Yang lebih penting daripada membuat tafsir baru mengenai Pancasila versi penguasa sekarang adalah menyusun konsep untuk Membangun Bangsa dan Jatidiri Bangsa (Nation and Character Building). Mengenai pentingnya Nation and Character Building ditegaskan oleh Presiden Sukarnom dalam Pidato kenegaraan pada 17 Agustus 1957. Seluruh rakyat Indonesia harus menyadari dan memahami, bahwa bukan hanya Negara Indonesia yang baru yang lahir pada 17 Agustus 1945, melainkan juga Bangsa Indonesia, sebagai entitas politik, adalah bangsa baru, yang resmi dibentuk pada 17 Agustus 1945. Sebagai suatu bangsa, Bangsa Indonesia belum memiliki Jatidiri (Karakter) yang dapat dikatakan sebagai Jatidiri (Karakter) Bangsa Indonesia.

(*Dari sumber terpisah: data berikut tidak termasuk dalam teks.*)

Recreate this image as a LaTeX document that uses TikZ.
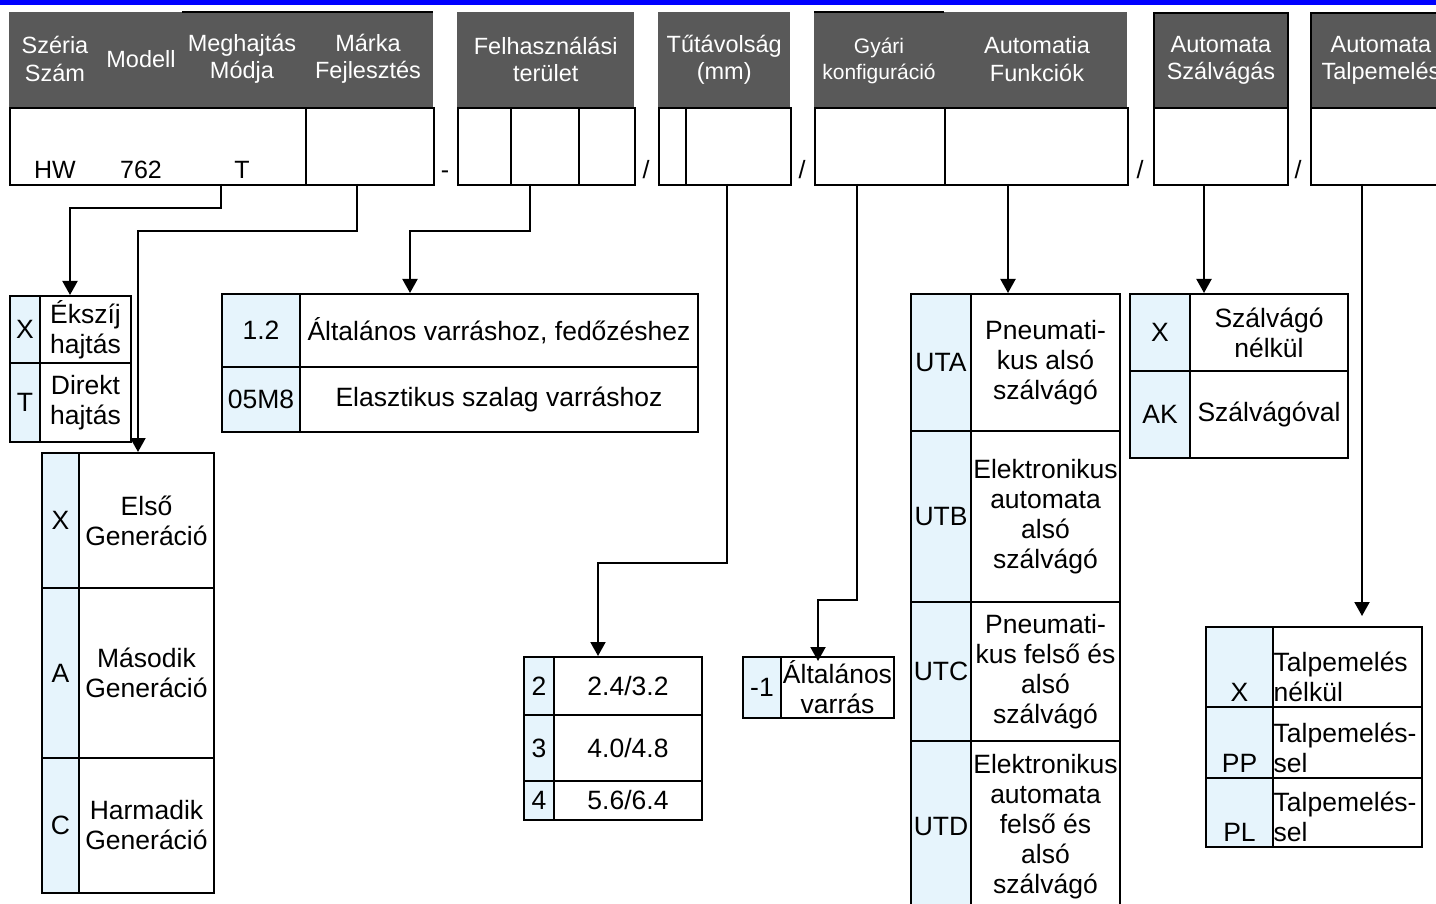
\documentclass[tikz,border=0pt]{standalone}
\usepackage{fontspec}
\setmainfont{Liberation Sans}
\usetikzlibrary{arrows.meta}
\definecolor{headgray}{RGB}{89,89,89}
\definecolor{codeblue}{RGB}{230,244,252}
\definecolor{topblue}{RGB}{0,0,255}
\newcommand{\headtxt}{\fontsize{23.5}{27.5}\selectfont}
\newcommand{\smalltxt}{\fontsize{21}{26}\selectfont}
\newcommand{\celltxt}{\fontsize{26.5}{30}\selectfont}
\newcommand{\valuetxt}{\fontsize{25}{30}\selectfont}
\tikzset{
	headbox/.style={fill=headgray, anchor=north west, inner sep=0pt},
	htext/.style={text=white, font=\headtxt, align=center, inner sep=0pt},
	cell/.style={draw, line width=2pt, anchor=north west, inner sep=0pt, align=center, font=\celltxt},
	codecell/.style={cell, fill=codeblue},
	valtxt/.style={font=\valuetxt, inner sep=0pt},
	rowtxt/.style={font=\celltxt, inner sep=0pt},
	arr/.style={line width=2pt, -{Triangle[length=14pt,width=15pt]}}
}
\begin{document}
\begin{tikzpicture}[x=1pt, y=-1pt]
	\useasboundingbox (0,0) rectangle (1436,904);
	\fill[topblue] (0,0) rectangle (1436,5);

	\node[headbox, minimum width=424, minimum height=95] (h1) at (9,12) {};
	\draw[line width=2pt] (h1.north west) ++(173,0) -- (h1.north east);
	\node[htext] (h1a) at (55,59) {Széria\\Szám};
	\node[htext] (h1b) at (141,59) {Modell};
	\node[htext] (h1c) at (242,59) {Meghajtás\\Módja};
	\node[htext] (h1d) at (368,59) {Márka\\Fejlesztés};
	\node[headbox, minimum width=177, minimum height=95] (h2) at (457,12) {};
	\node[htext] (h2a) at (h2) {Felhasználási\\terület};
	\node[headbox, minimum width=132, minimum height=95] (h3) at (658,12) {};
	\node[htext] (h3a) at (h3) {Tűtávolság\\(mm)};
	\node[headbox, minimum width=313, minimum height=95] (h4) at (814,12) {};
	\draw[line width=2pt] (h4.north west) -- ++(130,0);
	\node[htext, font=\smalltxt] (h4a) at (879,61) {Gyári\\konfiguráció};
	\node[htext] (h4b) at (1037,59) {Automatia\\Funkciók};
	\node[headbox, draw, line width=2pt, minimum width=134, minimum height=95] (h5) at (1153,12) {};
	\node[htext] (h5a) at (h5) {Automata\\Szálvágás};
	\node[headbox, draw, line width=2pt, minimum width=140, minimum height=95] (h6) at (1310,12) {};
	\node[htext] (h6a) at (h6) {Automata\\Talpemelés};

	\node[cell, minimum width=296, minimum height=77] (v1a) at (9,107) {};
	\node[cell, minimum width=128, minimum height=77] (v1b) at (305,107) {};
	\node[valtxt, anchor=base] (t1) at (55,179) {HW};
	\node[valtxt, anchor=base] (t2) at (141,179) {762};
	\node[valtxt, anchor=base] (t3) at (242,179) {T};
	\node[valtxt, anchor=base] (sep1) at (445,179) {-};
	\node[cell, minimum width=53, minimum height=77] (v2a) at (457,107) {};
	\node[cell, minimum width=68, minimum height=77] (v2b) at (510,107) {};
	\node[cell, minimum width=56, minimum height=77] (v2c) at (578,107) {};
	\node[valtxt, anchor=base] (sep2) at (646,179) {/};
	\node[cell, minimum width=27, minimum height=77] (v3a) at (658,107) {};
	\node[cell, minimum width=105, minimum height=77] (v3b) at (685,107) {};
	\node[valtxt, anchor=base] (sep3) at (802,179) {/};
	\node[cell, minimum width=130, minimum height=77] (v4a) at (814,107) {};
	\node[cell, minimum width=183, minimum height=77] (v4b) at (944,107) {};
	\node[valtxt, anchor=base] (sep4) at (1140,179) {/};
	\node[cell, minimum width=134, minimum height=77] (v5) at (1153,107) {};
	\node[valtxt, anchor=base] (sep5) at (1298,179) {/};
	\node[cell, minimum width=140, minimum height=77] (v6) at (1310,107) {};

	\node[codecell, minimum width=30, minimum height=67] (drv1c) at (9,295) {X};
	\node[cell, minimum width=91, minimum height=67] (drv1t) at (39,295) {Ékszíj\\hajtás};
	\node[codecell, minimum width=30, minimum height=79] (drv2c) at (9,362) {T};
	\node[cell, minimum width=91, minimum height=79] (drv2t) at (39,362) {Direkt\\hajtás};

	\node[codecell, minimum width=37, minimum height=135] (gen1c) at (41,452) {X};
	\node[cell, minimum width=135, minimum height=135] (gen1t) at (78,452) {Első\\Generáció};
	\node[codecell, minimum width=37, minimum height=170] (gen2c) at (41,587) {A};
	\node[cell, minimum width=135, minimum height=170] (gen2t) at (78,587) {Második\\Generáció};
	\node[codecell, minimum width=37, minimum height=135] (gen3c) at (41,757) {C};
	\node[cell, minimum width=135, minimum height=135] (gen3t) at (78,757) {Harmadik\\Generáció};

	\node[codecell, minimum width=78, minimum height=73] (use1c) at (221,293) {1.2};
	\node[cell, minimum width=398, minimum height=73] (use1t) at (299,293) {Általános varráshoz, fedőzéshez};
	\node[codecell, minimum width=78, minimum height=65] (use2c) at (221,366) {05M8};
	\node[cell, minimum width=398, minimum height=65] (use2t) at (299,366) {Elasztikus szalag varráshoz};

	\node[codecell, minimum width=30, minimum height=58] (ndl1c) at (523,656) {2};
	\node[cell, minimum width=148, minimum height=58] (ndl1t) at (553,656) {2.4/3.2};
	\node[codecell, minimum width=30, minimum height=66] (ndl2c) at (523,714) {3};
	\node[cell, minimum width=148, minimum height=66] (ndl2t) at (553,714) {4.0/4.8};
	\node[codecell, minimum width=30, minimum height=39] (ndl3c) at (523,780) {4};
	\node[cell, minimum width=148, minimum height=39] (ndl3t) at (553,780) {5.6/6.4};

	\node[codecell, minimum width=38, minimum height=61] (cfg1c) at (742,656) {-1};
	\node[cell, minimum width=113, minimum height=61] (cfg1t) at (780,656) {Általános\\varrás};

	\node[codecell, minimum width=60, minimum height=137] (fun1c) at (910,293) {UTA};
	\node[cell, minimum width=149, minimum height=137] (fun1t) at (970,293) {Pneumati-\\kus alsó\\szálvágó};
	\node[codecell, minimum width=60, minimum height=171] (fun2c) at (910,430) {UTB};
	\node[cell, minimum width=149, minimum height=171] (fun2t) at (970,430) {Elektronikus\\automata\\alsó\\szálvágó};
	\node[codecell, minimum width=60, minimum height=139] (fun3c) at (910,601) {UTC};
	\node[cell, minimum width=149, minimum height=139] (fun3t) at (970,601) {Pneumati-\\kus felső és\\alsó\\szálvágó};
	\node[codecell, minimum width=60, minimum height=172] (fun4c) at (910,740) {UTD};
	\node[cell, minimum width=149, minimum height=172] (fun4t) at (970,740) {Elektronikus\\automata\\felső és\\alsó\\szálvágó};

	\node[codecell, minimum width=60, minimum height=77] (cut1c) at (1129,293) {X};
	\node[cell, minimum width=158, minimum height=77] (cut1t) at (1189,293) {Szálvágó\\nélkül};
	\node[codecell, minimum width=60, minimum height=87] (cut2c) at (1129,370) {AK};
	\node[cell, minimum width=158, minimum height=87] (cut2t) at (1189,370) {Szálvágóval};

	\node[codecell, minimum width=67, minimum height=80] (lift1c) at (1205,626) {};
	\node[cell, minimum width=149, minimum height=80] (lift1t) at (1272,626) {};
	\node[codecell, minimum width=67, minimum height=71] (lift2c) at (1205,706) {};
	\node[cell, minimum width=149, minimum height=71] (lift2t) at (1272,706) {};
	\node[codecell, minimum width=67, minimum height=69] (lift3c) at (1205,777) {};
	\node[cell, minimum width=149, minimum height=69] (lift3t) at (1272,777) {};
	\node[rowtxt, anchor=south, inner ysep=6pt] (lift1k) at (lift1c.south) {X};
	\node[rowtxt, anchor=south west, align=left, inner xsep=1.5pt, inner ysep=6pt] (lift1v) at (lift1t.south west) {Talpemelés\\nélkül};
	\node[rowtxt, anchor=south, inner ysep=6pt] (lift2k) at (lift2c.south) {PP};
	\node[rowtxt, anchor=south west, align=left, inner xsep=1.5pt, inner ysep=6pt] (lift2v) at (lift2t.south west) {Talpemelés-\\sel};
	\node[rowtxt, anchor=south, inner ysep=6pt] (lift3k) at (lift3c.south) {PL};
	\node[rowtxt, anchor=south west, align=left, inner xsep=1.5pt, inner ysep=6pt] (lift3v) at (lift3t.south west) {Talpemelés-\\sel};

	\coordinate (s1) at (221,184);
	\coordinate (k1) at (70,208);
	\draw[arr] (s1) |- (k1) -- (k1 |- drv1c.north);
	\coordinate (s2) at (357,184);
	\coordinate (k2) at (138,231);
	\draw[arr] (s2) |- (k2) -- (k2 |- gen1t.north);
	\coordinate (s3) at (530,184);
	\coordinate (k3) at (410,231);
	\draw[arr] (s3) |- (k3) -- (k3 |- use1t.north);
	\coordinate (s4) at (727,184);
	\coordinate (k4) at (598,563);
	\draw[arr] (s4) |- (k4) -- (k4 |- ndl1t.north);
	\coordinate (s5) at (857,184);
	\coordinate (k5) at (818,600);
	\draw[arr, shorten >=-5pt] (s5) |- (k5) -- (k5 |- cfg1t.north);
	\coordinate (s6) at (1008,184);
	\draw[arr] (s6) -- (s6 |- fun1t.north);
	\coordinate (s7) at (1204,184);
	\draw[arr] (s7) -- (s7 |- cut1t.north);
	\coordinate (s8) at (1362,184);
	\draw[arr, shorten >=10pt] (s8) -- (s8 |- lift1t.north);
\end{tikzpicture}
\end{document}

Oleh karena itu lembaga tinggi negara, yaitu Presiden, MPR, DPR, DPD, para akademisi, tokoh-tokoh agama, tokoh-tokoh masyarakat, harus  duduk besama dan menyusun konsep untuk MEMBANGUN BANGSA DAN JATIDIRI BANGSA.

Bagaimana para pelaku sejarah saat ini ingin ditulis dalam buku-buku sejarah yang akan datang, tergantung dari sikap, perilaku, ucapan-ucapan, kebijakan dan langkah yang dilakukan oleh mereka sendiri, apakah penulisan itu akan positif atau negatif, bahkan penghujatan.

Mengenai hal ini telah disampaikan oleh Abraham Lincoln, Presiden Amerika Serikat ke 16, sebagai penutup dalam pesan yang disampaikannya di depan Kongres (Parlemen dan Senat) Amerika tanggal 1 Desember 1862. Lincoln mengatakan:


Sesama warga, *kita tidak bisa melarikan diri dari sejarah.
Kita dari Kongres ini dan pemerintahan ini, akan diingat terlepas dari diri kita sendiri.  Tidak ada signifikansi pribadi, atau tidak signifikan, yang dapat menyelamatkan salah satu dari kita.  Pengadilan yang berapi-api yang kita lalui, akan menyoroti kita, dalam kehormatan atau kenistaan, sampai generasi terakhir.